I wanted to try this once on an extended drive to Tofino. Eventually we had to turn back from our initial logging road route a couple hours in because it was covered in snow (in May). We should have known better, but I was enjoying myself. Towards the end of the road, there were signs with bullet holes in them. We didn’t get much farther than this ‘google maps is wrong’ sign.

Port Renfrew is probably most known for being at the beginning (or end) of the west coast trail and the beginning (or end) of the Juan de Fuca trail. I’ve walked on parts of the Juan de Fuca Trail, but doing the whole thing in one shot (it would take a few days) is still on my bucket list, as is the longer west coast trail.

Juan de Fuca Provincial Park is on the southwestern side of Vancouver Island, more or less as west as you can go in Canada. North of it is Tofino/Ucluelet, but in order to go straight there you have to use the logging roads (as we tried to do unsuccessfully, even in the big SUV), and it’s actually faster to travel two hours east to get to the ‘main’ highway to take there. So this area is pretty disconnected from other places and has intense weather, a shipwreck paradise if such a thing exists.

The trail from China Beach to the edge of Port Renfrew was used by shipwrecked passengers to travel back to a community. There is lots of wildlife in the area. It’s not that far from Victoria (an hour and a half drive), but the towns on the way are small and most of the area is bush. The drivers we did encounter closer to China Beach were of the adventurous kind, to say the least, and I presume were local to the area.

There is a mix of shoreline and forest, both of which are overwhelming by themselves, and when joint together like on parts of the trail, the combination is spectacular. Places that take a little while to get to have a more serene mood than the ones easily accessible, partly because fewer people are there and partly because the people going there normally do so with the mindset that they are going ‘into nature’. They want to be somewhere where there’s no cell service, which affects how they interact with others and the environment. There is an enhanced consciousness of place simply by awareness of it both by expectation before arrival and the uniqueness compared with other places.

I camped at Sombrio beach once, in the middle of the park, which is known as a party beach at certain times of the year. Cops closed off the roads that go up to the beach to discourage teenagers from going there, so we had to walk a few km from the highway with our backpacks to get there. For a southern Ontario born city boy like me, this was already way out of my comfort zone at the time.

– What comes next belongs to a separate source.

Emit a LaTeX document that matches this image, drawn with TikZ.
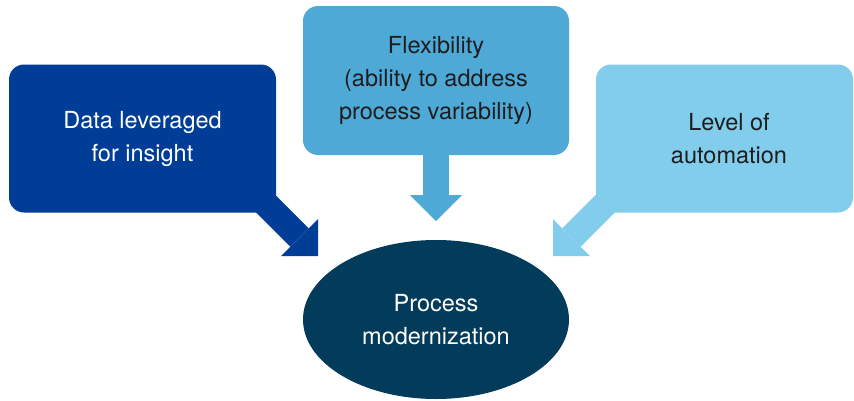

I loved the drive from Victoria. A couple hours on quiet windy roads, much less popular than the longer trip to Tofino. The relative tranquility for such a beautiful and accessible place (if you’re living in Victoria at the time, that is – hugely inaccessible for anyone living in any other city in the world) made it great for a day trip or a weekend outdoors. It’s one of the places I miss most about Vancouver Island because there really is nowhere I’ve been since that’s like it.

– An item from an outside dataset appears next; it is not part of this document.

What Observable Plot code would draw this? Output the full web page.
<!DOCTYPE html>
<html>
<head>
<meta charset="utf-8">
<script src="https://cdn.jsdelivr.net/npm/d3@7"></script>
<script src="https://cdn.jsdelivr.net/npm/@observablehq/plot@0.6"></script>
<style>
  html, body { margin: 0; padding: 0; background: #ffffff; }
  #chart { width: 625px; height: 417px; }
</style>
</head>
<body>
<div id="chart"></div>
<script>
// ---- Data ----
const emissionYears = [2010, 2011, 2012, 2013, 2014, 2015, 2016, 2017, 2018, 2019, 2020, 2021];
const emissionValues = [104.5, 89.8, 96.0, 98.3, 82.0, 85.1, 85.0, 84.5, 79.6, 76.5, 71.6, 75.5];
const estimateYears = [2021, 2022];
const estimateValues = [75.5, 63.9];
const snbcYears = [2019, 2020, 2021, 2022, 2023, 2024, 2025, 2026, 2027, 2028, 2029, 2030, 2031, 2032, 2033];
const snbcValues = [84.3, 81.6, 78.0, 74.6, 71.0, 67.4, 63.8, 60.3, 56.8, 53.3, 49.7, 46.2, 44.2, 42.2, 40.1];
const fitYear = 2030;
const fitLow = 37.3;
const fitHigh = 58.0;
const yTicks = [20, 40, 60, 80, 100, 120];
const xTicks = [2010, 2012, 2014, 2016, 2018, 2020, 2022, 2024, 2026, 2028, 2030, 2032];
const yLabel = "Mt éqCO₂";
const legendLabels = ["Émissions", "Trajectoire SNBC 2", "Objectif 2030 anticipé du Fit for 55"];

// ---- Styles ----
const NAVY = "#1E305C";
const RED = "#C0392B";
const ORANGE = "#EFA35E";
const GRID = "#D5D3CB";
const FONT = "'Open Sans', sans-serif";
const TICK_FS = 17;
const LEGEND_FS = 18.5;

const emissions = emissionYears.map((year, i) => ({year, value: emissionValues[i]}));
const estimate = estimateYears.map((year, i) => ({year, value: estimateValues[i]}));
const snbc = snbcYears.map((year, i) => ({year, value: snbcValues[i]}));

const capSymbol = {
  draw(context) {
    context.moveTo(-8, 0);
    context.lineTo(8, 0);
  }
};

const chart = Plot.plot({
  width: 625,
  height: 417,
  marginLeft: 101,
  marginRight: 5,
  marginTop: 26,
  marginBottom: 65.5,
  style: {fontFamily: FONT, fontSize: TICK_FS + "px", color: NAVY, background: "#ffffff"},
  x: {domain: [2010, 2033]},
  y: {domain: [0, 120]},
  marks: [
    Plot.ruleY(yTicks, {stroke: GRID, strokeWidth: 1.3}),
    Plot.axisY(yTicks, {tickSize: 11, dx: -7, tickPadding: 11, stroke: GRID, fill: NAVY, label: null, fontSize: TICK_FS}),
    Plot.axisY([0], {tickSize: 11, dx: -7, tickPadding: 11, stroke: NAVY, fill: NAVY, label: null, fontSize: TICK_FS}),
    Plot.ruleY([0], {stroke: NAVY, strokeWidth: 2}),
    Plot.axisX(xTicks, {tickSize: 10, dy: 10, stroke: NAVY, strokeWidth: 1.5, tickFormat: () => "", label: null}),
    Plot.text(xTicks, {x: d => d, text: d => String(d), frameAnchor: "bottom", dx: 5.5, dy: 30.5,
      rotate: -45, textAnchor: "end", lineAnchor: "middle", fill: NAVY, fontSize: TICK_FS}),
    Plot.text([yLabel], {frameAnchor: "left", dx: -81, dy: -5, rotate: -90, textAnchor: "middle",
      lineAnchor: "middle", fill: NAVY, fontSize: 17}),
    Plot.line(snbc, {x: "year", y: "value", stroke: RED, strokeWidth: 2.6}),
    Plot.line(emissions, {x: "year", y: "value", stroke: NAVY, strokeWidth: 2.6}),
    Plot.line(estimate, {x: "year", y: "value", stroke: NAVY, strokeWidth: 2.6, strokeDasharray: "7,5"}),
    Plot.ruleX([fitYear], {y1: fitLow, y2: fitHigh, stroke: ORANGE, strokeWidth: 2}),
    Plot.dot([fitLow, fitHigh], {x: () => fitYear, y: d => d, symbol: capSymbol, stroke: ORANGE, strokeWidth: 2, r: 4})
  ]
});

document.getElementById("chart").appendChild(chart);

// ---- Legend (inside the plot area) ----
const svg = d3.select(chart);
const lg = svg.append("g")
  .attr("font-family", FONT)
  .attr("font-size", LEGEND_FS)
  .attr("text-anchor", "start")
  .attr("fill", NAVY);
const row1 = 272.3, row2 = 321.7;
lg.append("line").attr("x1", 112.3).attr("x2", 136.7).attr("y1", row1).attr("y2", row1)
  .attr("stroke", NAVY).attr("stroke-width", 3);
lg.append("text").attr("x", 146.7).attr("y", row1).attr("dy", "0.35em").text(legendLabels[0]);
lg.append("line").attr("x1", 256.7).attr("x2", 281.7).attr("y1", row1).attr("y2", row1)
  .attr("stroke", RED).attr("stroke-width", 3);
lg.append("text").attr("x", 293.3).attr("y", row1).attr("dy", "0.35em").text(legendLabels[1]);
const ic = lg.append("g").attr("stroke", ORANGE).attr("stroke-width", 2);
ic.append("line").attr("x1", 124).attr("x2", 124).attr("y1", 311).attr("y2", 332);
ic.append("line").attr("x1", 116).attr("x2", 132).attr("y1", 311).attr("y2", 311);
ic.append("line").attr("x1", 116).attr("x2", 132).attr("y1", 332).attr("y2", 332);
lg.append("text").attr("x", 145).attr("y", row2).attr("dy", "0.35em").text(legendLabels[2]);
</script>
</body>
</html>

Since I was last there a few years ago, I’ve seen a lot more people posting about Mystic Beach, which is just a couple km into the first stretch of the Juan de Fuca trail. It’s very instagramable. I wonder if the rope swing some unknowing person installed one day decades ago, or the little waterfall spraying off the side of the rock, are more desired or travelled to in the social media age, or if it’s coincidence that I’m seeing more of my acquaintances experience it.

Therein lies one of the downsides of accessible travel. The more people are experiencing a place, the more they interact with it, and the more it changes. And the hipster side of me, my counter-cultural leanings, makes me feel less special about having gone to places that are now so often photographed.

I’m not quite selfish enough to wish that only I get to experience beauty, but the increasing number of people treading on fragile ecosystems is a real thing. Perhaps there will be a re-set as more people can ‘travel’ digitally, or restrictions or lack of money curtail physical travelling globally.